By now it’s surely not necessary to detail the story of British lieutenant Lawrence, who in WWI had a boring position in Cairo and somehow developed that into a heroic exploit trying to unite the various tribes in Arabia to battle the Ottoman Turks. The picture quality is fresh and free of all spots and dirt. The DTS surround is superb, and some may be thrown by Lean’s insistence that the optical discs have the same overture and “entracte” music that plays to a dark screen for several minutes prior to both halves of the movie and at the end of both. (The entire film is on the first Blu-ray, nearly using up all the 50MB of space for double-layer Blu-rays. So don’t make the mistake—as I did initially—of looking at all the extras on the second disc and afterwards wondering where the feature was.)
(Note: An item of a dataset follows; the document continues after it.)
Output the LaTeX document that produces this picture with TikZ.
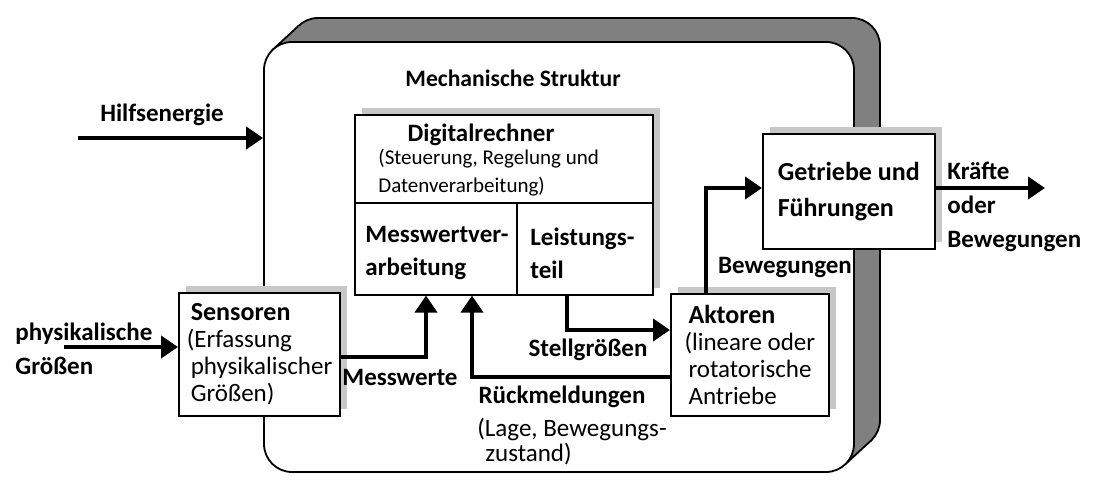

Speaking of the extras, while some of the original ones now look like clips from the 30s or 40s, all are interesting—though there is a tiresome repetition of shots from the feature. The discussion of the major efforts to sweep away the evidence of footsteps on the sand for retakes was fascinating. Spielberg’s talk is worth viewing, and the new documentary “O’Toole Revisits Lawrence of Arabia,” was made especially for this Blu-ray release. There are two DVD-ROM features—which unfortunately are just for use on PCs, not Macs—plus a split-screen gimmick which shows you text descriptions of behind-the-scenes details of the section of the movie you are watching. There are also multiple audio commentary tracks; few would be able to listen to more than one.